LONDON. This year Zoo cannily opened its doors a day before Frieze enabling pent-up collectors to let off some purchasing steam in advance of the main event.
The sponsors’ view, let alone the professional preview, of Zoo had barely opened yesterday afternoon but already the collectors were pouring into the Albert Entrance of London Zoo to inspect the line-up of more than 20 young UK-based galleries, project spaces and artist’s groups that make this satellite fair one of the week’s most eagerly anticipated events. Situated in the idiosyncratic surroundings of London Zoo’s Prince Albert Banqueting suite and the Mappin Pavilion next to the bear pavilion, Zoo was established last year as a youthful alternative to Frieze, with none of its participants having been in business for more than four years.
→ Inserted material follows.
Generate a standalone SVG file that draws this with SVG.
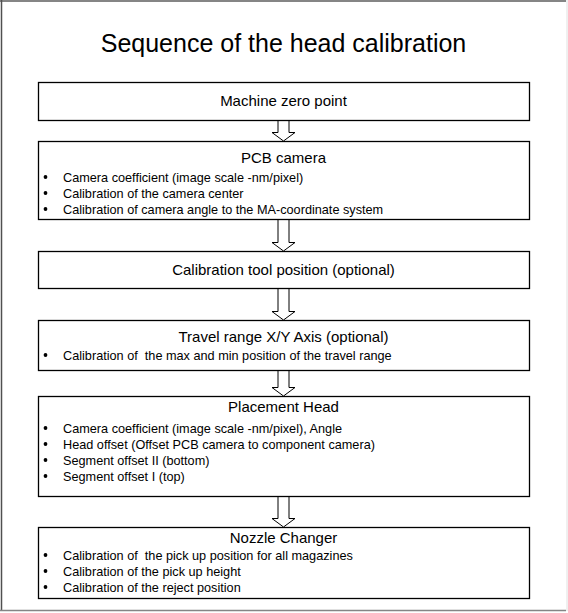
<svg xmlns="http://www.w3.org/2000/svg" width="568" height="613" viewBox="0 0 568 613">
<style>
.box{fill:#fff;stroke:#000;stroke-width:1.3}
.arr{fill:#fff;stroke:#000;stroke-width:1}
.t{font-family:"Liberation Sans",Arial,sans-serif;fill:#000;white-space:pre}
.title{font-size:25px;text-anchor:middle}
.h{font-size:15px;text-anchor:middle}
.b{font-size:12.7px}
.dot{fill:#000}
</style>
<rect x="0" y="0" width="568" height="613" fill="#fff"/>
<g id="frame">
<line x1="0" y1="1" x2="566" y2="1" stroke="#858585" stroke-width="2"/>
<line x1="1.5" y1="0" x2="1.5" y2="611" stroke="#505050" stroke-width="1.5"/>
<line x1="0" y1="610.5" x2="566" y2="610.5" stroke="#858585" stroke-width="1.5"/>
<line x1="567" y1="0" x2="567" y2="611" stroke="#e0e0e0" stroke-width="1"/>
</g>
<text class="t title" x="283.5" y="52">Sequence of the head calibration</text>
<g id="connectors">
<path class="arr" d="M278,120.5 V132.5 H272 L283.5,141 L295,132.5 H289 V120.5 Z"/>
<path class="arr" d="M278,219.5 V242.5 H272 L283.5,251 L295,242.5 H289 V219.5 Z"/>
<path class="arr" d="M278,288.5 V311.5 H272 L283.5,320 L295,311.5 H289 V288.5 Z"/>
<path class="arr" d="M278,370.5 V387.5 H272 L283.5,396 L295,387.5 H289 V370.5 Z"/>
<path class="arr" d="M278,496.5 V518.5 H272 L283.5,527 L295,518.5 H289 V496.5 Z"/>
</g>
<g id="n1">
<rect class="box" x="38.5" y="82.5" width="491" height="38"/>
<text class="t h" x="283.5" y="106">Machine zero point</text>
</g>
<g id="n2">
<rect class="box" x="38.5" y="141.5" width="491" height="78"/>
<text class="t h" x="283.5" y="163">PCB camera</text>
<circle class="dot" cx="45.5" cy="177" r="1.9"/>
<circle class="dot" cx="45.5" cy="193" r="1.9"/>
<circle class="dot" cx="45.5" cy="209" r="1.9"/>
<text class="t b" x="63" y="181.5">Camera coefficient (image scale -nm/pixel)</text>
<text class="t b" x="63" y="197.5">Calibration of the camera center</text>
<text class="t b" x="63" y="213.5">Calibration of camera angle to the MA-coordinate system</text>
</g>
<g id="n3">
<rect class="box" x="38.5" y="251.5" width="491" height="37"/>
<text class="t h" x="283.5" y="275">Calibration tool position (optional)</text>
</g>
<g id="n4">
<rect class="box" x="38.5" y="320.5" width="491" height="50"/>
<text class="t h" x="283.5" y="342">Travel range X/Y Axis (optional)</text>
<circle class="dot" cx="45.5" cy="355" r="1.9"/>
<text class="t b" x="63" y="359.5">Calibration of  the max and min position of the travel range</text>
</g>
<g id="n5">
<rect class="box" x="38.5" y="396.5" width="491" height="100"/>
<text class="t h" x="283.5" y="412">Placement Head</text>
<circle class="dot" cx="45.5" cy="428" r="1.9"/>
<circle class="dot" cx="45.5" cy="444" r="1.9"/>
<circle class="dot" cx="45.5" cy="460" r="1.9"/>
<circle class="dot" cx="45.5" cy="476" r="1.9"/>
<text class="t b" x="63" y="432.5">Camera coefficient (image scale -nm/pixel), Angle</text>
<text class="t b" x="63" y="448.5">Head offset (Offset PCB camera to component camera)</text>
<text class="t b" x="63" y="464.5">Segment offset II (bottom)</text>
<text class="t b" x="63" y="480.5">Segment offset I (top)</text>
</g>
<g id="n6">
<rect class="box" x="38.5" y="527.5" width="491" height="71"/>
<text class="t h" x="283.5" y="543">Nozzle Changer</text>
<circle class="dot" cx="45.5" cy="555" r="1.9"/>
<circle class="dot" cx="45.5" cy="571" r="1.9"/>
<circle class="dot" cx="45.5" cy="587" r="1.9"/>
<text class="t b" x="63" y="559.5">Calibration of  the pick up position for all magazines</text>
<text class="t b" x="63" y="575.5">Calibration of the pick up height</text>
<text class="t b" x="63" y="591.5">Calibration of the reject position</text>
</g>
</svg>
Zoo describes itself as “a non-profit sponsored fair” and certainly its major backers, leading London collectors Anita and Poju Zabludowicz, were very much in evidence and had already made several purchases, including a large painted perspex work by Jonathon Wateridge from David Risley for £8,000 before it was even out of its packing, They also bought a meticulously painted fantasy landscape by young artist Tamsin Morse whose large works are priced in the region of £6,000. All Morse’s works sold before 3pm. However even the Zabludowiczs were pipped to the post by Charles Saatchi who snuck into Zoo at 10.30am, before many of the exhibitors had set up. “We were told not to be there before 12.30 but when we arrived at 12.25, the place was heaving and Charles Saatchi had already done three circuits” said one disgruntled exhibitor. However Saatchi seemed to be looking rather than buying, although he was gazing long and hard at Ryan Gander’s installation on Store, before declaring he “wasn’t feeling brave.”
The prowling collector’s eye was also caught by Paul Fryer’s Egg and Nest, a Magrittian sculpture of an egg suspended over a nest on show at T1 + 2, an energetic new artist run space in London’s East End, but this work was snapped up for £11,000 by Vanessa Branson, sister of Richard, who is building up an impressive art collection for her riad hotel in Marrakesh. She also bought Polly Morgan’s poignant taxidermised rat, curled up in a glass and topped by a miniature chandelier for £2,200. Other eager purchasers included Pru O’Day, buying for Ernst & Young’s collection who snapped up Craig Mulholland’s video Hype inflation for a very uninflated price of £450; and all galleries were reporting a surge of new British-based collectors which bodes well for the home market.